------ AVAILABLE RECORDS ------
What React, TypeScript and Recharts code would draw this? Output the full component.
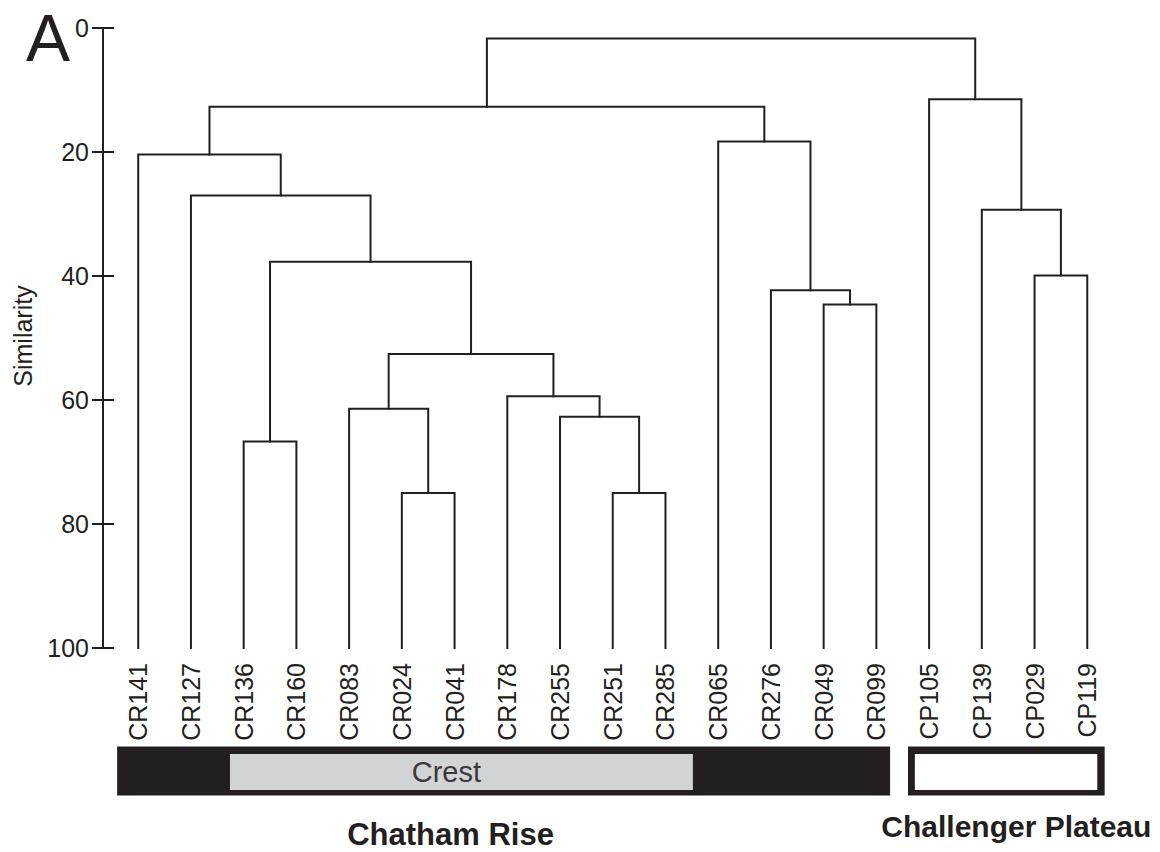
import { ComposedChart, Line, XAxis, YAxis, ReferenceArea } from "recharts"

// leaves in dendrogram order
const leafLabels = [
  "CR141", "CR127", "CR136", "CR160", "CR083", "CR024", "CR041", "CR178", "CR255", "CR251",
  "CR285", "CR065", "CR276", "CR049", "CR099", "CP105", "CP139", "CP029", "CP119",
]

// agglomeration steps: ids < 19 are leaves, id 19 + k is the k-th merge
const mergePairs: [number, number][] = [
  [5, 6], [9, 10], [2, 3], [17, 18], [8, 20], [4, 19], [7, 23], [24, 25], [13, 14],
  [12, 27], [21, 26], [16, 22], [1, 29], [0, 31], [11, 28], [32, 33], [15, 30], [34, 35],
]
const mergeSimilarity = [
  75.0, 75.0, 66.7, 39.9, 62.7, 61.4, 59.4, 52.6, 44.6,
  42.3, 37.7, 29.3, 27.0, 20.4, 18.3, 12.7, 11.5, 1.7,
]

const yTicks = [0, 20, 40, 60, 80, 100]

const groupNames = ["Chatham Rise", "Challenger Plateau"]
const groupFirstLeaf = [0, 15]
const groupLastLeaf = [14, 18]
const subgroupName = "Crest"
const subgroupLeaves = [2, 10]

const INK = "#231f20"
const FONT = "'Liberation Sans', Arial, Helvetica, sans-serif"

function buildLinks() {
  const xs = leafLabels.map((_, i) => i)
  const hs = leafLabels.map(() => 100)
  return mergePairs.map(([a, b], k) => {
    const h = mergeSimilarity[k]
    const link = [
      { x: xs[a], y: hs[a] },
      { x: xs[a], y: h },
      { x: xs[b], y: h },
      { x: xs[b], y: hs[b] },
    ]
    xs.push((xs[a] + xs[b]) / 2)
    hs.push(h)
    return link
  })
}

const links = buildLinks()

function LeafTick(props: any) {
  const { x, y, payload } = props
  return (
    <text
      transform={`translate(${x},${y + 15}) rotate(-90)`}
      textAnchor="end"
      dy="0.36em"
      fontSize={25}
      fontFamily={FONT}
      fill={INK}
    >
      {leafLabels[payload.value]}
    </text>
  )
}

function SimTick(props: any) {
  const { x, y, payload } = props
  return (
    <g>
      <line x1={x + 4} x2={x + 26} y1={y} y2={y} stroke={INK} strokeWidth={2} />
      <text x={x + 1} y={y} dy="0.36em" textAnchor="end" fontSize={25} fontFamily={FONT} fill={INK}>
        {payload.value}
      </text>
    </g>
  )
}

function AxisTitle(props: any) {
  const { viewBox } = props
  const cx = viewBox.x + 15
  const cy = viewBox.y + viewBox.height / 2 - 2
  return (
    <text
      x={cx}
      y={cy}
      transform={`rotate(-90, ${cx}, ${cy})`}
      textAnchor="middle"
      dy="0.36em"
      fontSize={25}
      fontFamily={FONT}
      fill={INK}
    >
      Similarity
    </text>
  )
}

const groupShift = [-53, 10]
const groupDrop = [49, 41]
const groupFont = [31, 30]

const groupLabel = (g: number) => (props: any) => {
  const { viewBox } = props
  return (
    <text
      x={viewBox.x + viewBox.width / 2 + groupShift[g]}
      y={viewBox.y + viewBox.height + groupDrop[g]}
      textAnchor="middle"
      fontSize={groupFont[g]}
      fontWeight="bold"
      fontFamily={FONT}
      fill={INK}
    >
      {groupNames[g]}
    </text>
  )
}

const crestLabel = (props: any) => {
  const { viewBox } = props
  return (
    <text
      x={viewBox.x + viewBox.width / 2 - 15}
      y={viewBox.y + viewBox.height / 2}
      dy="0.36em"
      textAnchor="middle"
      fontSize={29}
      fontFamily={FONT}
      fill="#3a3a3a"
    >
      {subgroupName}
    </text>
  )
}

export default function App() {
  return (
    <div style={{ position: "relative", width: 1150, height: 844 }}>
      <div
        style={{
          position: "absolute",
          left: 18,
          top: -8,
          fontSize: 66,
          lineHeight: "normal",
          fontFamily: FONT,
          color: INK,
        }}
      >
        A
      </div>
      <ComposedChart width={1150} height={844} margin={{ top: 20, right: 18, bottom: 0, left: 0 }}>
        <XAxis
          type="number"
          dataKey="x"
          domain={[-0.668, 19]}
          ticks={leafLabels.map((_, i) => i)}
          interval={0}
          allowDataOverflow
          axisLine={false}
          tickLine={false}
          tickSize={0}
          tickMargin={0}
          height={204}
          tick={<LeafTick />}
        />
        <YAxis
          type="number"
          dataKey="y"
          domain={[0, 100]}
          ticks={yTicks}
          reversed
          width={95}
          tickSize={11}
          tickMargin={4}
          tickLine={false}
          axisLine={{ stroke: INK, strokeWidth: 2 }}
          tick={<SimTick />}
          label={<AxisTitle />}
        />
        {groupNames.map((name, g) => (
          <ReferenceArea
            key={name}
            x1={groupFirstLeaf[g] - 0.4}
            x2={groupLastLeaf[g] + (g === 0 ? 0.26 : 0.33)}
            y1={115.9}
            y2={123.8}
            fill={INK}
            fillOpacity={1}
            stroke="none"
            ifOverflow="visible"
            label={groupLabel(g)}
          />
        ))}
        <ReferenceArea
          x1={subgroupLeaves[0] - 0.26}
          x2={subgroupLeaves[1] + 0.52}
          y1={117.1}
          y2={122.9}
          fill="#d1d3d4"
          fillOpacity={1}
          stroke="none"
          ifOverflow="visible"
          label={crestLabel}
        />
        <ReferenceArea
          x1={groupFirstLeaf[1] - 0.27}
          x2={groupLastLeaf[1] + 0.19}
          y1={117.1}
          y2={122.9}
          fill="#ffffff"
          fillOpacity={1}
          stroke="none"
          ifOverflow="visible"
        />
        {links.map((pts, i) => (
          <Line
            key={`link-${i}`}
            data={pts}
            dataKey="y"
            type="linear"
            stroke={INK}
            strokeWidth={2}
            strokeLinejoin="miter"
            strokeLinecap="square"
            dot={false}
            activeDot={false}
            isAnimationActive={false}
          />
        ))}
      </ComposedChart>
    </div>
  )
}
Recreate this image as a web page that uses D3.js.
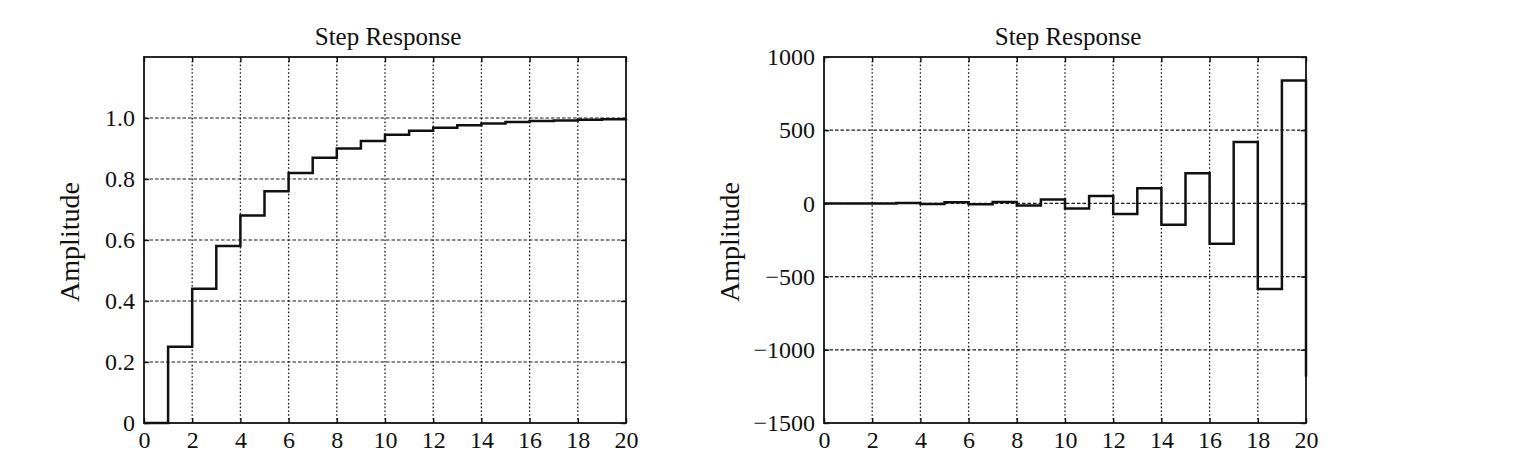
------
WHAT THE TASK ASKS => Write out the whole listing again, exactly, with no pictures.

CORRECT ANSWER =>
What React, TypeScript and Recharts code would draw this? Output the full component.
import { ComposedChart, Line, XAxis, YAxis, ReferenceArea } from "recharts"

// leaves in dendrogram order
const leafLabels = [
  "CR141", "CR127", "CR136", "CR160", "CR083", "CR024", "CR041", "CR178", "CR255", "CR251",
  "CR285", "CR065", "CR276", "CR049", "CR099", "CP105", "CP139", "CP029", "CP119",
]

// agglomeration steps: ids < 19 are leaves, id 19 + k is the k-th merge
const mergePairs: [number, number][] = [
  [5, 6], [9, 10], [2, 3], [17, 18], [8, 20], [4, 19], [7, 23], [24, 25], [13, 14],
  [12, 27], [21, 26], [16, 22], [1, 29], [0, 31], [11, 28], [32, 33], [15, 30], [34, 35],
]
const mergeSimilarity = [
  75.0, 75.0, 66.7, 39.9, 62.7, 61.4, 59.4, 52.6, 44.6,
  42.3, 37.7, 29.3, 27.0, 20.4, 18.3, 12.7, 11.5, 1.7,
]

const yTicks = [0, 20, 40, 60, 80, 100]

const groupNames = ["Chatham Rise", "Challenger Plateau"]
const groupFirstLeaf = [0, 15]
const groupLastLeaf = [14, 18]
const subgroupName = "Crest"
const subgroupLeaves = [2, 10]

const INK = "#231f20"
const FONT = "'Liberation Sans', Arial, Helvetica, sans-serif"

function buildLinks() {
  const xs = leafLabels.map((_, i) => i)
  const hs = leafLabels.map(() => 100)
  return mergePairs.map(([a, b], k) => {
    const h = mergeSimilarity[k]
    const link = [
      { x: xs[a], y: hs[a] },
      { x: xs[a], y: h },
      { x: xs[b], y: h },
      { x: xs[b], y: hs[b] },
    ]
    xs.push((xs[a] + xs[b]) / 2)
    hs.push(h)
    return link
  })
}

const links = buildLinks()

function LeafTick(props: any) {
  const { x, y, payload } = props
  return (
    <text
      transform={`translate(${x},${y + 15}) rotate(-90)`}
      textAnchor="end"
      dy="0.36em"
      fontSize={25}
      fontFamily={FONT}
      fill={INK}
    >
      {leafLabels[payload.value]}
    </text>
  )
}

function SimTick(props: any) {
  const { x, y, payload } = props
  return (
    <g>
      <line x1={x + 4} x2={x + 26} y1={y} y2={y} stroke={INK} strokeWidth={2} />
      <text x={x + 1} y={y} dy="0.36em" textAnchor="end" fontSize={25} fontFamily={FONT} fill={INK}>
        {payload.value}
      </text>
    </g>
  )
}

function AxisTitle(props: any) {
  const { viewBox } = props
  const cx = viewBox.x + 15
  const cy = viewBox.y + viewBox.height / 2 - 2
  return (
    <text
      x={cx}
      y={cy}
      transform={`rotate(-90, ${cx}, ${cy})`}
      textAnchor="middle"
      dy="0.36em"
      fontSize={25}
      fontFamily={FONT}
      fill={INK}
    >
      Similarity
    </text>
  )
}

const groupShift = [-53, 10]
const groupDrop = [49, 41]
const groupFont = [31, 30]

const groupLabel = (g: number) => (props: any) => {
  const { viewBox } = props
  return (
    <text
      x={viewBox.x + viewBox.width / 2 + groupShift[g]}
      y={viewBox.y + viewBox.height + groupDrop[g]}
      textAnchor="middle"
      fontSize={groupFont[g]}
      fontWeight="bold"
      fontFamily={FONT}
      fill={INK}
    >
      {groupNames[g]}
    </text>
  )
}

const crestLabel = (props: any) => {
  const { viewBox } = props
  return (
    <text
      x={viewBox.x + viewBox.width / 2 - 15}
      y={viewBox.y + viewBox.height / 2}
      dy="0.36em"
      textAnchor="middle"
      fontSize={29}
      fontFamily={FONT}
      fill="#3a3a3a"
    >
      {subgroupName}
    </text>
  )
}

export default function App() {
  return (
    <div style={{ position: "relative", width: 1150, height: 844 }}>
      <div
        style={{
          position: "absolute",
          left: 18,
          top: -8,
          fontSize: 66,
          lineHeight: "normal",
          fontFamily: FONT,
          color: INK,
        }}
      >
        A
      </div>
      <ComposedChart width={1150} height={844} margin={{ top: 20, right: 18, bottom: 0, left: 0 }}>
        <XAxis
          type="number"
          dataKey="x"
          domain={[-0.668, 19]}
          ticks={leafLabels.map((_, i) => i)}
          interval={0}
          allowDataOverflow
          axisLine={false}
          tickLine={false}
          tickSize={0}
          tickMargin={0}
          height={204}
          tick={<LeafTick />}
        />
        <YAxis
          type="number"
          dataKey="y"
          domain={[0, 100]}
          ticks={yTicks}
          reversed
          width={95}
          tickSize={11}
          tickMargin={4}
          tickLine={false}
          axisLine={{ stroke: INK, strokeWidth: 2 }}
          tick={<SimTick />}
          label={<AxisTitle />}
        />
        {groupNames.map((name, g) => (
          <ReferenceArea
            key={name}
            x1={groupFirstLeaf[g] - 0.4}
            x2={groupLastLeaf[g] + (g === 0 ? 0.26 : 0.33)}
            y1={115.9}
            y2={123.8}
            fill={INK}
            fillOpacity={1}
            stroke="none"
            ifOverflow="visible"
            label={groupLabel(g)}
          />
        ))}
        <ReferenceArea
          x1={subgroupLeaves[0] - 0.26}
          x2={subgroupLeaves[1] + 0.52}
          y1={117.1}
          y2={122.9}
          fill="#d1d3d4"
          fillOpacity={1}
          stroke="none"
          ifOverflow="visible"
          label={crestLabel}
        />
        <ReferenceArea
          x1={groupFirstLeaf[1] - 0.27}
          x2={groupLastLeaf[1] + 0.19}
          y1={117.1}
          y2={122.9}
          fill="#ffffff"
          fillOpacity={1}
          stroke="none"
          ifOverflow="visible"
        />
        {links.map((pts, i) => (
          <Line
            key={`link-${i}`}
            data={pts}
            dataKey="y"
            type="linear"
            stroke={INK}
            strokeWidth={2}
            strokeLinejoin="miter"
            strokeLinecap="square"
            dot={false}
            activeDot={false}
            isAnimationActive={false}
          />
        ))}
      </ComposedChart>
    </div>
  )
}
Recreate this image as a web page that uses D3.js.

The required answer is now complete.